Instructions to follow: Omit any picture, and return the remaining data exactly as written.

* * * *

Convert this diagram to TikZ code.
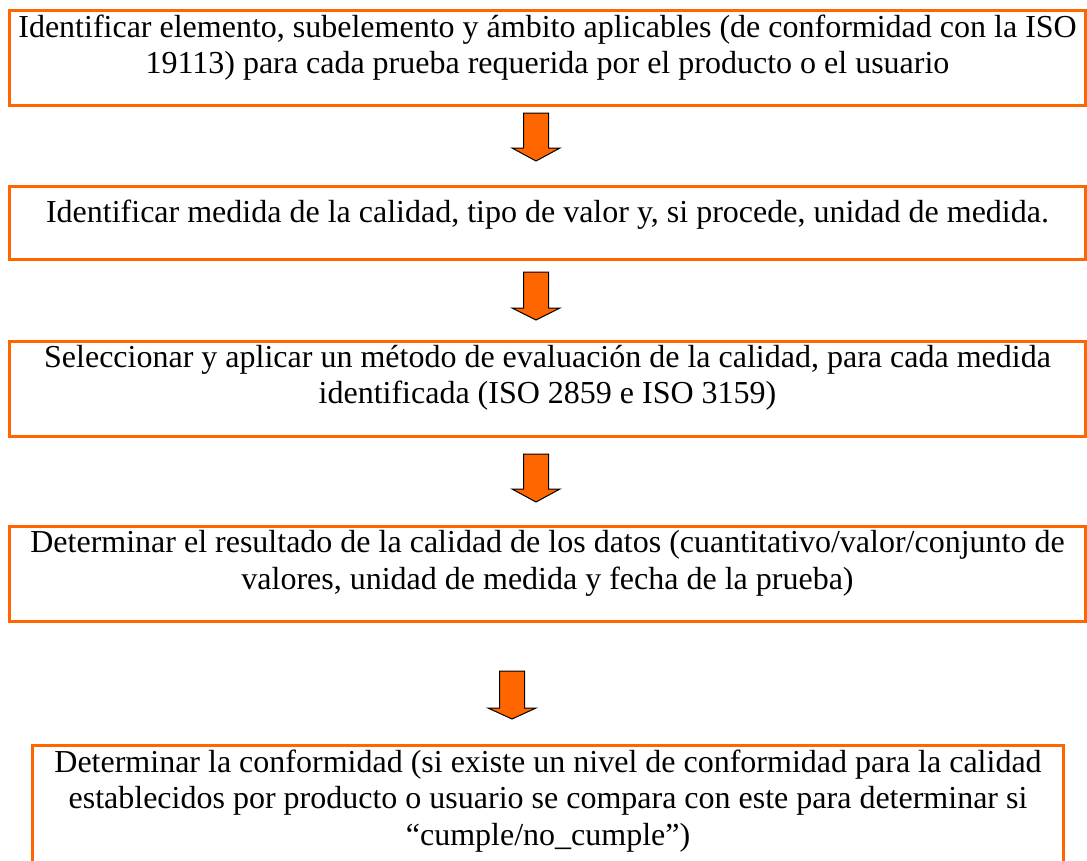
\documentclass[tikz,border=0pt]{standalone}
\usepackage{fontspec}
\setmainfont{Liberation Serif}
\definecolor{boxorange}{HTML}{FF6600}
\tikzset{
  box/.style={draw=boxorange, line width=3pt, inner sep=0pt, anchor=north west},
  txt/.style={anchor=north, inner sep=0pt, align=center, font=\fontsize{32}{36.5}\selectfont},
  arrowstyle/.style={fill=boxorange, draw=black, line width=1pt, line join=miter},
  blockarrow/.pic={\draw[arrowstyle] (-12.5,0) -- (12.5,0) -- (12.5,-#1) -- (24,-#1) -- (0,-48) -- (-24,-#1) -- (-12.5,-#1) -- cycle;},
  blockarrow/.default=35
}
\newcommand{\fstrut}{\rule{0pt}{30pt}}
\begin{document}
\begin{tikzpicture}[x=1pt,y=1pt]
\useasboundingbox (0,0) rectangle (1087,-860);
\node[box, minimum width=1076pt, minimum height=94.5pt] (b1) at (8,-9) {};
\node[box, minimum width=1076pt, minimum height=72.5pt] (b2) at (8,-185) {};
\node[box, minimum width=1076pt, minimum height=95pt] (b3) at (8,-340) {};
\node[box, minimum width=1076pt, minimum height=95pt] (b4) at (8,-524.5) {};
\draw[draw=boxorange, line width=3pt] (32.5,-880) -- (32.5,-745) coordinate (b5nw) -- (1063.5,-745) coordinate (b5ne) -- (1063.5,-880);
\node[txt] (t1) at ([yshift=2pt]b1.north) {\fstrut Identificar elemento, subelemento y ámbito aplicables (de conformidad con la ISO\\19113) para cada prueba requerida por el producto o el usuario};
\node[txt] (t2) at ([yshift=-7pt]b2.north) {\fstrut Identificar medida de la calidad, tipo de valor y, si procede, unidad de medida.};
\node[txt] (t3) at ([yshift=3pt]b3.north) {\fstrut Seleccionar y aplicar un método de evaluación de la calidad, para cada medida\\identificada (ISO 2859 e ISO 3159)};
\node[txt] (t4) at ([yshift=2pt]b4.north) {\fstrut Determinar el resultado de la calidad de los datos (cuantitativo/valor/conjunto de\\valores, unidad de medida y fecha de la prueba)};
\node[txt] (t5) at (548,-742) {\fstrut Determinar la conformidad (si existe un nivel de conformidad para la calidad\\establecidos por producto o usuario se compara con este para determinar si\\“cumple/no\_cumple”)};
\pic at (536,-113) {blockarrow=35};
\pic at (536,-272) {blockarrow=36};
\pic at (536,-454) {blockarrow=35};
\pic at (512,-671) {blockarrow=37};
\end{tikzpicture}
\end{document}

* * * *

Reply:
Convert this diagram to TikZ code.
\documentclass[tikz,border=0pt]{standalone}
\usepackage{fontspec}
\setmainfont{Liberation Serif}
\definecolor{boxorange}{HTML}{FF6600}
\tikzset{
  box/.style={draw=boxorange, line width=3pt, inner sep=0pt, anchor=north west},
  txt/.style={anchor=north, inner sep=0pt, align=center, font=\fontsize{32}{36.5}\selectfont},
  arrowstyle/.style={fill=boxorange, draw=black, line width=1pt, line join=miter},
  blockarrow/.pic={\draw[arrowstyle] (-12.5,0) -- (12.5,0) -- (12.5,-#1) -- (24,-#1) -- (0,-48) -- (-24,-#1) -- (-12.5,-#1) -- cycle;},
  blockarrow/.default=35
}
\newcommand{\fstrut}{\rule{0pt}{30pt}}
\begin{document}
\begin{tikzpicture}[x=1pt,y=1pt]
\useasboundingbox (0,0) rectangle (1087,-860);
\node[box, minimum width=1076pt, minimum height=94.5pt] (b1) at (8,-9) {};
\node[box, minimum width=1076pt, minimum height=72.5pt] (b2) at (8,-185) {};
\node[box, minimum width=1076pt, minimum height=95pt] (b3) at (8,-340) {};
\node[box, minimum width=1076pt, minimum height=95pt] (b4) at (8,-524.5) {};
\draw[draw=boxorange, line width=3pt] (32.5,-880) -- (32.5,-745) coordinate (b5nw) -- (1063.5,-745) coordinate (b5ne) -- (1063.5,-880);
\node[txt] (t1) at ([yshift=2pt]b1.north) {\fstrut Identificar elemento, subelemento y ámbito aplicables (de conformidad con la ISO\\19113) para cada prueba requerida por el producto o el usuario};
\node[txt] (t2) at ([yshift=-7pt]b2.north) {\fstrut Identificar medida de la calidad, tipo de valor y, si procede, unidad de medida.};
\node[txt] (t3) at ([yshift=3pt]b3.north) {\fstrut Seleccionar y aplicar un método de evaluación de la calidad, para cada medida\\identificada (ISO 2859 e ISO 3159)};
\node[txt] (t4) at ([yshift=2pt]b4.north) {\fstrut Determinar el resultado de la calidad de los datos (cuantitativo/valor/conjunto de\\valores, unidad de medida y fecha de la prueba)};
\node[txt] (t5) at (548,-742) {\fstrut Determinar la conformidad (si existe un nivel de conformidad para la calidad\\establecidos por producto o usuario se compara con este para determinar si\\“cumple/no\_cumple”)};
\pic at (536,-113) {blockarrow=35};
\pic at (536,-272) {blockarrow=36};
\pic at (536,-454) {blockarrow=35};
\pic at (512,-671) {blockarrow=37};
\end{tikzpicture}
\end{document}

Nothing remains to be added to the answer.